If you want a faster route, my case interview course walks you through the exact math shortcuts and drills top candidates use to get interview-ready in as little as 7 days.
Master these case interview multiplication tricks and the hardest-looking arithmetic becomes a series of small, easy steps, so start today by drilling the zero-stripping and round-and-adjust methods until they feel automatic.
Frequently Asked Questions
How accurate does case interview multiplication need to be?
You usually do not need an exact answer. Interviewers care more about your logic and your speed than the last digit, so an answer within a few percent of the true value is almost always fine. Always ask if you can round at the start, then state your answer as approximate.
Can you use a calculator in a case interview?
No. You solve every calculation with pen and paper, and often partly in your head. That is exactly why multiplication shortcuts matter so much, because they let you stay fast and accurate without a calculator.

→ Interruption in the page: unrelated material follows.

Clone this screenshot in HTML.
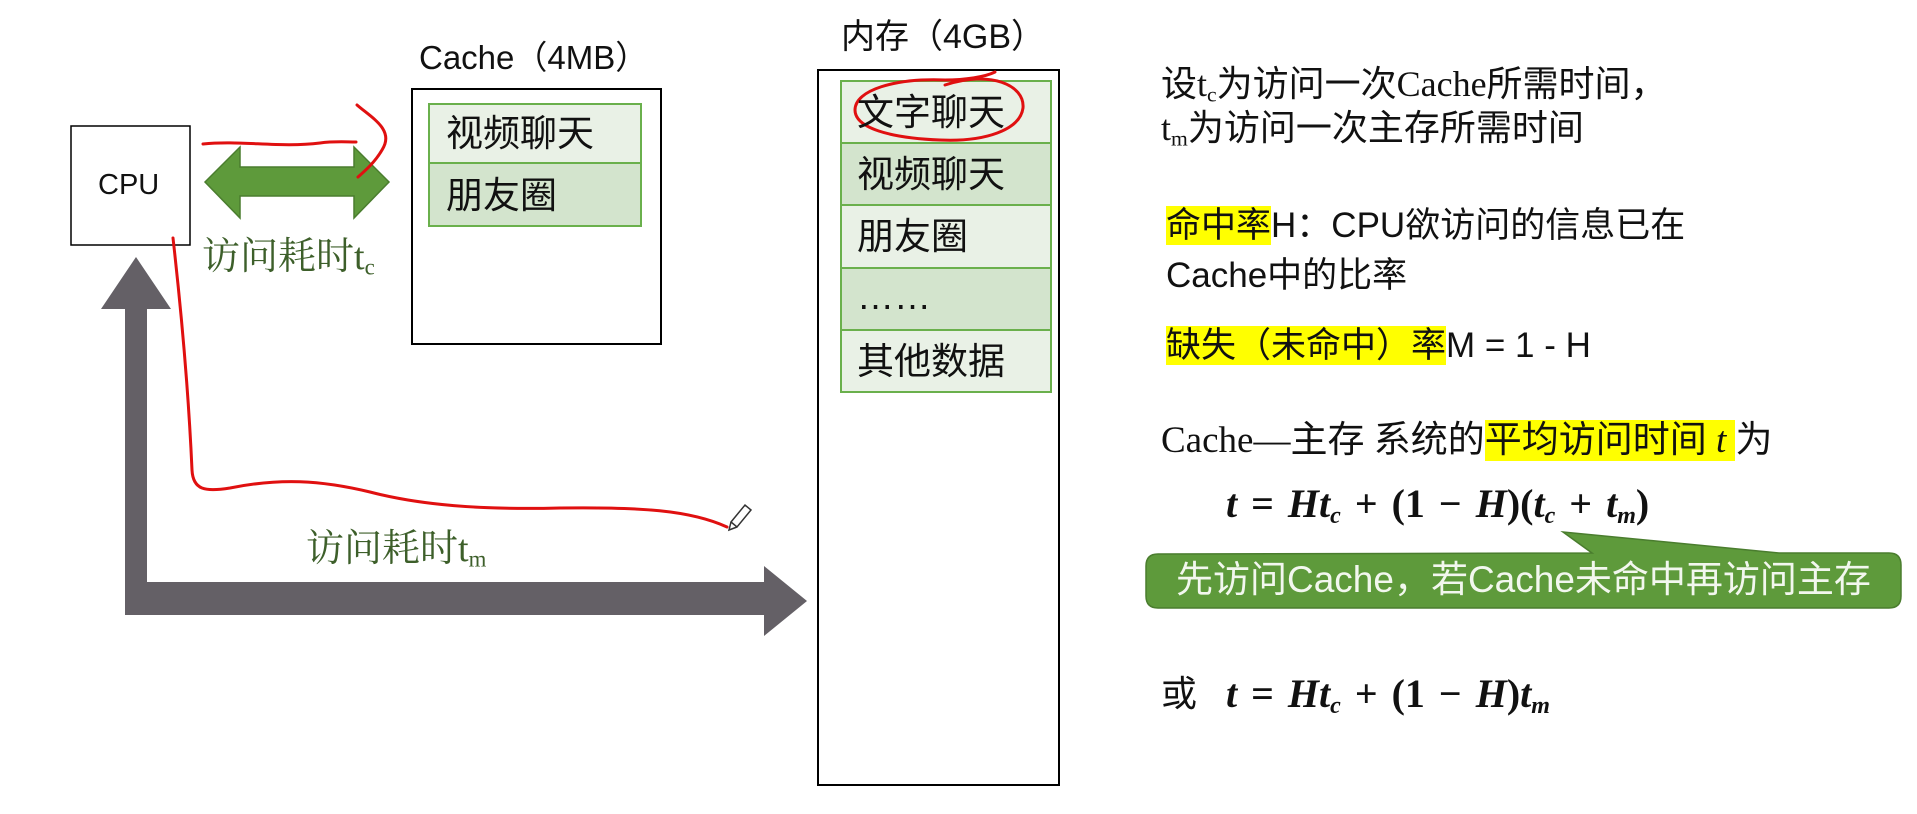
<!DOCTYPE html>
<html><head><meta charset="utf-8"><style>
html,body{margin:0;padding:0;background:#fff;}
body{width:1917px;height:814px;position:relative;overflow:hidden;font-family:"Liberation Sans","Noto Sans CJK SC",sans-serif;color:#111;}
.a{position:absolute;white-space:nowrap;line-height:1;}
.g{color:#3d5f2a;font-family:"Liberation Serif","Noto Serif CJK SC",serif;font-size:38px;}
.r{font-size:37px;}
.hl{background:#ffff00;}
.m{font-family:"Liberation Serif",serif;font-style:italic;font-size:40px;}
.mu{font-family:"Liberation Serif",serif;font-style:normal;font-size:40px;}
sub{font-size:60%;vertical-align:-0.25em;}
</style></head><body>
<svg width="1917" height="814" style="position:absolute;left:0;top:0">
  <rect x="71" y="126" width="119" height="119" fill="#fff" stroke="#000" stroke-width="1.5"/>
  <rect x="412" y="89" width="249" height="255" fill="#fff" stroke="#000" stroke-width="2"/>
  <rect x="429" y="104" width="212" height="59" fill="#e9f1e6" stroke="#6ab04c" stroke-width="2"/>
  <rect x="429" y="163" width="212" height="63" fill="#d3e4cd" stroke="#6ab04c" stroke-width="2"/>
  <rect x="818" y="70" width="241" height="715" fill="#fff" stroke="#000" stroke-width="2"/>
  <rect x="841" y="81" width="210" height="62" fill="#e9f1e6" stroke="#6ab04c" stroke-width="2"/>
  <rect x="841" y="143" width="210" height="62" fill="#d3e4cd" stroke="#6ab04c" stroke-width="2"/>
  <rect x="841" y="205" width="210" height="63" fill="#e9f1e6" stroke="#6ab04c" stroke-width="2"/>
  <rect x="841" y="268" width="210" height="62" fill="#d3e4cd" stroke="#6ab04c" stroke-width="2"/>
  <rect x="841" y="330" width="210" height="62" fill="#e9f1e6" stroke="#6ab04c" stroke-width="2"/>
  <polygon points="205,182 240,147 240,167 354,167 354,147 389,182 354,218 354,196 240,196 240,218" fill="#5e9a3b" stroke="#4a7d2e" stroke-width="1.5"/>
  <polygon points="136,257 171,309 147,309 147,582 764,582 764,566 807,601 764,636 764,615 125,615 125,309 101,309" fill="#646066"/>
  <path d="M1158,554 L1592,553 L1563,532 L1779,553 L1889,553 Q1901,553 1901,565 L1901,596 Q1901,608 1889,608 L1158,608 Q1146,608 1146,596 L1146,566 Q1146,554 1158,554 Z" fill="#5e9a3b" stroke="#4a7d2e" stroke-width="1.5"/>
  <g fill="none" stroke="#e01010" stroke-width="3" stroke-linecap="round">
    <path d="M203,144 C240,140 280,148 320,143 C335,141 345,142 356,142"/>
    <path d="M357,105 C372,118 395,130 382,150 C375,162 366,170 358,177"/>
    <path d="M173,238 C180,300 188,380 192,470 C193,490 205,492 230,488 C280,478 320,480 370,492 C420,505 480,510 560,508 C640,507 690,510 727,527"/>
    <path d="M945,85 C990,70 1025,85 1023,108 C1020,130 985,142 940,140 C890,138 855,128 855,110 C855,90 895,78 945,80 C965,80 985,77 995,72"/>
  </g>
  <g fill="none" stroke="#333" stroke-width="1.5"><path d="M731,522 L745,505 L751,510 L737,527 Z M731,522 L729,530 L737,527"/></g>
</svg>

<div class="a" style="left:98px;top:171px;font-size:29px;">CPU</div>
<div class="a" style="left:419px;top:41px;font-size:33px;">Cache（4MB）</div>
<div class="a" style="left:841px;top:20px;font-size:34px;">内存（4GB）</div>

<div class="a r" style="left:446px;top:115px;">视频聊天</div>
<div class="a r" style="left:446px;top:177px;">朋友圈</div>

<div class="a r" style="left:857px;top:94px;">文字聊天</div>
<div class="a r" style="left:857px;top:156px;">视频聊天</div>
<div class="a r" style="left:857px;top:218px;">朋友圈</div>
<div class="a r" style="left:857px;top:278px;">……</div>
<div class="a r" style="left:857px;top:343px;">其他数据</div>

<div class="a g" style="left:202px;top:238px;">访问耗时t<sub>c</sub></div>
<div class="a g" style="left:306px;top:530px;">访问耗时t<sub>m</sub></div>

<div class="a" style="left:1161px;top:66px;font-size:36px;font-family:'Liberation Serif','Noto Sans CJK SC',serif;">设t<sub>c</sub>为访问一次Cache所需时间，</div>
<div class="a" style="left:1161px;top:110px;font-size:36px;font-family:'Liberation Serif','Noto Sans CJK SC',serif;">t<sub>m</sub>为访问一次主存所需时间</div>

<div class="a" style="left:1166px;top:208px;font-size:35px;"><span class="hl">命中率</span>H：CPU欲访问的信息已在</div>
<div class="a" style="left:1166px;top:258px;font-size:35px;">Cache中的比率</div>
<div class="a" style="left:1166px;top:328px;font-size:35px;"><span class="hl">缺失（未命中）率</span>M = 1 - H</div>

<div class="a" style="left:1161px;top:422px;font-size:37px;font-family:'Liberation Serif','Noto Sans CJK SC',serif;">Cache—主存 系统的<span class="hl">平均访问时间 <i>t</i> </span>为</div>
<div class="a m" style="left:1226px;top:484px;font-weight:bold;word-spacing:4px;">t <span class="mu">=</span> Ht<sub>c</sub> <span class="mu">+ (1 − </span>H<span class="mu">)(</span>t<sub>c</sub> <span class="mu">+</span> t<sub>m</sub><span class="mu">)</span></div>

<div class="a" style="left:1176px;top:561px;font-size:37px;color:#f2f7ee;">先访问Cache，若Cache未命中再访问主存</div>

<div class="a" style="left:1161px;top:676px;font-size:36px;">或</div>
<div class="a m" style="left:1226px;top:674px;font-weight:bold;word-spacing:4px;">t <span class="mu">=</span> Ht<sub>c</sub> <span class="mu">+ (1 − </span>H<span class="mu">)</span>t<sub>m</sub></div>
</body></html>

How do you multiply large numbers with lots of zeros?
Strip the zeros off both numbers, multiply only the meaningful digits, then add all the zeros back at the end. For example, 40,000 times 6,000 becomes 4 times 6 equals 24, then add the seven zeros you removed to get 240,000,000. A quick order-of-magnitude check catches any zero you dropped.
What is the fastest way to multiply by 5, 25, or 50?
Convert each one into an easier operation. To multiply by 5, multiply by 10 and halve the result. To multiply by 50, multiply by 100 and halve, and to multiply by 25, multiply by 100 and divide by 4. These conversions turn ugly products into clean ones almost instantly.
How long does it take to get good at case interview math?
Most candidates reach solid speed and accuracy in two to four weeks of daily practice. Twenty minutes a day of timed multiplication drills, plus full practice cases, is enough for the majority of people. Focus on the few shortcuts you use most and drill them until they are automatic.